**Task requirements:** Everything from the opening line of the records below through the line with "const yTicks = [0, 15, 30, 45];" must be duplicated exactly, pictures left out.

**Data extract:**

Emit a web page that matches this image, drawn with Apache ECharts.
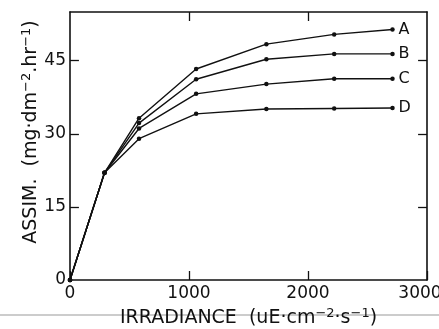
<!DOCTYPE html>
<html><head><meta charset="utf-8">
<script src="https://cdn.jsdelivr.net/npm/echarts@6/dist/echarts.min.js"></script>
<style>html,body{margin:0;padding:0;background:#fff}#c{width:439px;height:329px}</style>
</head><body><div id="c"></div>
<script>
const irradiance = [0, 290, 580, 1060, 1650, 2220, 2710];
const seriesA = [0, 22, 33.2, 43.3, 48.4, 50.4, 51.4];
const seriesB = [0, 22, 32.2, 41.2, 45.3, 46.4, 46.4];
const seriesC = [0, 22, 31.1, 38.2, 40.2, 41.3, 41.3];
const seriesD = [0, 22, 29.0, 34.1, 35.1, 35.2, 35.3];
const seriesNames = ['A', 'B', 'C', 'D'];
const xTicks = [0, 1000, 2000, 3000];
const yTicks = [0, 15, 30, 45];

const FONT = 'DejaVu Sans';
const X_MAX = 3000, Y_MAX = 55;
const all = [seriesA, seriesB, seriesC, seriesD];
const chart = echarts.init(document.getElementById('c'));
const tickIn = {show: true, inside: true, length: 9, lineStyle: {color: '#111', width: 1.3}};
const lineStyle = {color: '#111', width: 1.6};
const axisLineCfg = {show: true, onZero: false, lineStyle: lineStyle};

// inward ticks for the left, right and top frame sides, placed at the tick values
const tickLenX = 75, tickLenY = 1.85;
const innerY = yTicks.filter(v => v > 0 && v < Y_MAX);
const innerX = xTicks.filter(v => v > 0 && v < X_MAX);
const frameTicks = [
  ...innerY.map(v => [{coord: [0, v]}, {coord: [tickLenX, v]}]),
  ...innerY.map(v => [{coord: [X_MAX - tickLenX, v]}, {coord: [X_MAX, v]}]),
  ...innerX.map(v => [{coord: [v, Y_MAX]}, {coord: [v, Y_MAX - tickLenY]}])
];

chart.setOption({
  animation: false,
  grid: {left: 70, right: 12, top: 12, bottom: 49, containLabel: false, outerBoundsMode: 'none'},
  xAxis: [{
    type: 'value', min: 0, max: X_MAX, interval: 1000, position: 'bottom',
    axisLine: axisLineCfg, axisTick: tickIn, splitLine: {show: false},
    axisLabel: {color: '#111', fontFamily: FONT, fontSize: 17, margin: 5,
      formatter: v => v === 3000 ? '{r|3000}' : (xTicks.includes(v) ? String(v) : ''),
      rich: {r: {fontFamily: FONT, fontSize: 17, color: '#111', padding: [0, 14, 0, 0]}}},
    name: '{t|IRRADIANCE  (uE·cm}{s|−2}{t|·s}{s|−1}{t|)}', nameLocation: 'middle', nameGap: 24,
    nameTextStyle: {rich: {
      t: {fontFamily: FONT, fontSize: 19, color: '#111'},
      s: {fontFamily: FONT, fontSize: 13, color: '#111', padding: [0, 0, 9, 0]}
    }}
  }, {
    type: 'value', min: 0, max: X_MAX, interval: 1000, position: 'top',
    axisLine: axisLineCfg, axisTick: {show: false}, axisLabel: {show: false}, splitLine: {show: false}
  }],
  yAxis: [{
    type: 'value', min: 0, max: Y_MAX, interval: 15, position: 'left',
    axisLine: axisLineCfg, axisTick: {show: false}, splitLine: {show: false},
    axisLabel: {color: '#111', fontFamily: FONT, fontSize: 17, margin: 4,
      formatter: v => yTicks.includes(v) ? String(v) : ''},
    name: '{t|ASSIM.  (mg·dm}{s|−2}{t|.hr}{s|−1}{t|)}', nameLocation: 'middle', nameGap: 28, nameRotate: 90,
    nameMoveOverlap: false,
    nameTextStyle: {padding: [0, 0, 0, 28], rich: {
      t: {fontFamily: FONT, fontSize: 19, color: '#111'},
      s: {fontFamily: FONT, fontSize: 13, color: '#111', padding: [0, 0, 9, 0]}
    }}
  }, {
    type: 'value', min: 0, max: Y_MAX, interval: 15, position: 'right',
    axisLine: axisLineCfg, axisTick: {show: false}, axisLabel: {show: false}, splitLine: {show: false}
  }],
  graphic: [{type: 'line', shape: {x1: 0, y1: 315, x2: 439, y2: 315}, style: {stroke: '#999', lineWidth: 1.2}, z: -1}],
  series: all.map((vals, i) => {
    const s = {
      type: 'line', name: seriesNames[i],
      data: irradiance.map((x, j) => [x, vals[j]]),
      symbol: 'circle', symbolSize: 4.5, showSymbol: true,
      itemStyle: {color: '#111'},
      lineStyle: {color: '#111', width: 1.4},
      endLabel: {show: true, formatter: seriesNames[i], fontFamily: FONT, fontSize: 16, color: '#111', distance: 6}
    };
    if (i === 0) {
      s.markLine = {
        silent: true, animation: false, symbol: ['none', 'none'],
        label: {show: false},
        lineStyle: {color: '#111', width: 1.3, type: 'solid'},
        emphasis: {disabled: true},
        data: frameTicks
      };
    }
    return s;
  })
});
</script></body></html>
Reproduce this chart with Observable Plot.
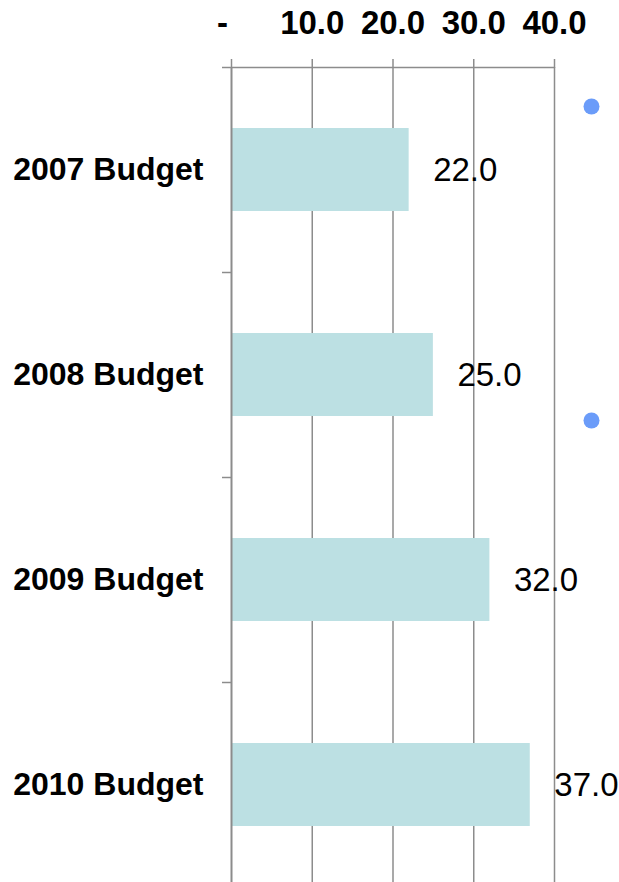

**Correct answer:**
Emit a web page that matches this image, drawn with Apache ECharts.
<!DOCTYPE html>
<html><head><meta charset="utf-8">
<script src="https://cdn.jsdelivr.net/npm/echarts@6/dist/echarts.min.js"></script>
<style>html,body{margin:0;padding:0;background:#fff}#c{width:439px;height:329px}</style>
</head><body><div id="c"></div>
<script>
const irradiance = [0, 290, 580, 1060, 1650, 2220, 2710];
const seriesA = [0, 22, 33.2, 43.3, 48.4, 50.4, 51.4];
const seriesB = [0, 22, 32.2, 41.2, 45.3, 46.4, 46.4];
const seriesC = [0, 22, 31.1, 38.2, 40.2, 41.3, 41.3];
const seriesD = [0, 22, 29.0, 34.1, 35.1, 35.2, 35.3];
const seriesNames = ['A', 'B', 'C', 'D'];
const xTicks = [0, 1000, 2000, 3000];
const yTicks = [0, 15, 30, 45];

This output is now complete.